PayPal to offer cryptocurrency services to customers from their existing accounts
PayPal Inc. today launched a new service that will allow users to buy, hold and sell cryptocurrency directly from their existing PayPal accounts.
The service will initially provide support for bitcoin, Ethereum, Bitcoin Cash and Litecoin and will be available to PayPal users in the U.S. in the coming weeks. Cryptocurrency support for Venmo, PayPal’s mobile payment service, and select international markets are planned for the first half of 2021.
Support for cryptocurrency also extends to merchant transactions. Sellers will be able to accept cryptocurrency payments, while users can also tap their crypto balances to make purchases.

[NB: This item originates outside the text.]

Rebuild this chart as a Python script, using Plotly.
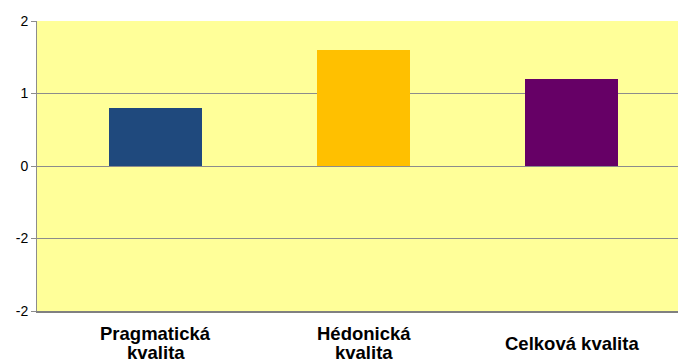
import plotly.graph_objects as go

categories = ["Pragmatická kvalita", "Hédonická kvalita", "Celková kvalita"]
label_lines = [["Pragmatická", "kvalita"], ["Hédonická", "kvalita"], ["Celková kvalita"]]
values = [0.8, 1.6, 1.2]
colors = ["#1F497D", "#FFC000", "#660066"]
y_tickvals = [2, 1, 0, -1, -2]
y_ticktext = ["2", "1", "0", "-2", "-2"]

fig = go.Figure()
fig.add_trace(go.Bar(
    x=categories, y=values, marker=dict(color=colors, line=dict(width=0)),
    width=0.447, showlegend=False,
))

annotations = []
for cat, lines in zip(categories, label_lines):
    n = len(lines)
    for i, line in enumerate(lines):
        offset = (i - (n - 1) / 2) * 19
        annotations.append(dict(
            x=cat, xref="x", y=0, yref="paper", yanchor="middle", xanchor="center",
            yshift=-(32 + offset), text="<b>" + line + "</b>", showarrow=False,
            borderpad=0,
            font=dict(family="Liberation Sans, Arial, sans-serif", size=18.5, color="#000"),
        ))

fig.update_layout(
    width=678, height=364,
    margin=dict(l=37, r=0, t=21, b=53),
    paper_bgcolor="white", plot_bgcolor="#FFFF99",
    font=dict(family="Liberation Sans, Arial, sans-serif", size=14, color="#000"),
    annotations=annotations,
    xaxis=dict(
        type="category", range=[-0.57, 2.512], showticklabels=False,
        showgrid=False, zeroline=False, showline=True, linecolor="#808080", linewidth=2,
        ticks="", fixedrange=True,
    ),
    yaxis=dict(
        range=[-2, 2], tickvals=y_tickvals, ticktext=y_ticktext,
        showgrid=True, gridcolor="#8C8C8C", gridwidth=1, zeroline=False,
        showline=True, linecolor="#8C8C8C", linewidth=1,
        ticks="outside", ticklen=5, tickcolor="#8C8C8C",
        tickfont=dict(size=14, color="#000"), fixedrange=True,
    ),
    bargap=0,
)

fig.write_html("out.html")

“The shift to digital forms of currencies is inevitable, bringing with it clear advantages in terms of financial inclusion and access; efficiency, speed and resilience of the payments system; and the ability for governments to disburse funds to citizens quickly,” Dan Schulman, president and chief executive officer of PayPal, said in a statement. “Our global reach, digital payments expertise, two-sided network and rigorous security and compliance controls provide us with the opportunity, and the responsibility, to help facilitate the understanding, redemption and interoperability of these new instruments of exchange.”
Offering cryptocurrency support isn’t as simple as a company saying it intends to do so with regulatory approval required. In that regard, the announcement doesn’t disappoint: PayPal obtained a “first-of-its-kind” conditional BitLicense from the New York State Department of Financial Services.
New York launched its BitLicense licensing regime in 2015 to some initial pushback, but it has since been embraced by companies operating in the cryptocurrency space. A BitLicense gives regulatory approval to companies operating in New York State that perform virtual currency exchange services.
The conditional BitLicense in this case was granted to PayPal in partnership with Paxos Trust Company LLC, which is providing the cryptocurrency trading and custodial services to PayPal and its users.
The announcement is the first time PayPal will directly offer cryptocurrency services to its users, but it’s not the first time it has dabbled in virtual currency. PayPal was an initial member of Facebook Inc.’s Libra Association and the first company to withdraw from it in October 2019.
Investors liked the news. On a day the Nasdaq Composite dropped 0.3%, PayPal shares rose 5.5%, to $213.07, their highest-ever closing share price to date. Its previous high close was $210.82 on Sept. 2.